While his parents handle the attention well, Billy Moon resents the publicity and the intrusion into his privacy. Schoolmates tease and bully him, his life is upended and he wonders if it will ever be the same again.
This is the kind of movie that stays with me for a while. I enjoy films based on real people and events and being a fan of the Winnie the Pooh stories, this one caught and held my interest. How sad to realize that the idyllic childhood Milne wrote about was more fiction than reality, and that he found it challenging to be a father.
However, most families are dysfunctional on some level. I could find compassion within me for the behavior of the parents. Daphne had her heart touching reasons for desiring a daughter. Milne never fully recovered from the War and while he wanted most to write a book that expounded on the horrors of war, he was remembered for slim stories about a boy and his bear.

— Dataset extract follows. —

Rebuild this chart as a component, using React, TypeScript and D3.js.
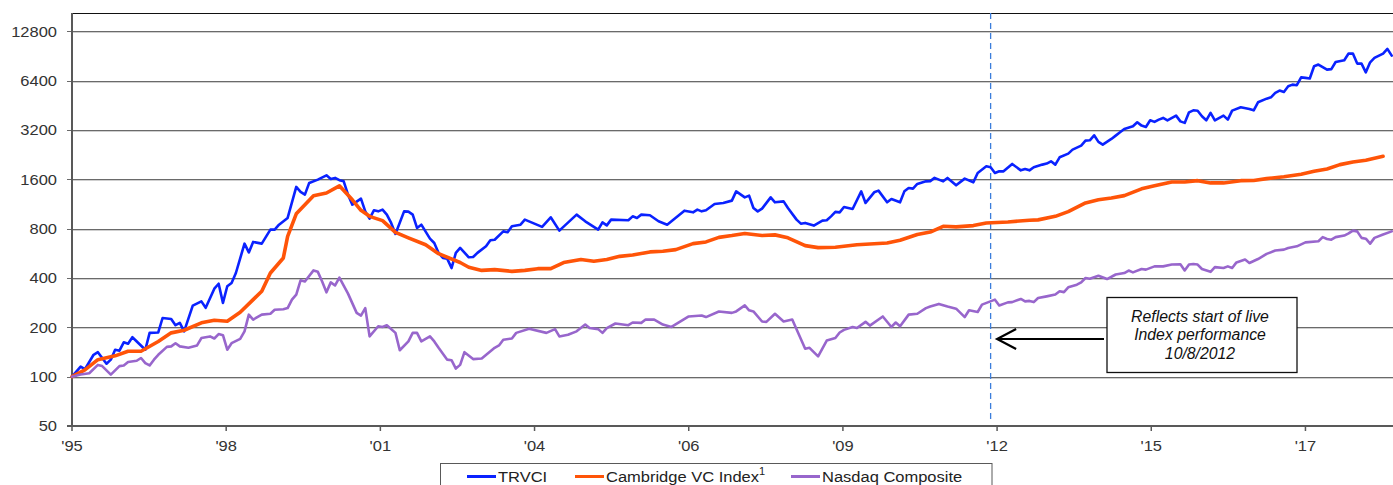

And that boy, who so resented being made a celebrity, had to find his own way to make peace with who he was and the exploitation he felt from his father. Their lives weren’t all bad, nor were they always good. They were real though and the Milnes struggled and learned and made decisions, poor ones and better ones, that affected them for many years.
Goodbye Christopher Robin explores the darker side of a familiar story that we think we know. At its core, this is a movie about family and relationships and growing up. It’s thoughtful and insightful and tugs at the heart, all important features of an excellent film that sends the viewer to Google to search deeper.
Goodbye Christopher Robin…hello Billy Moon.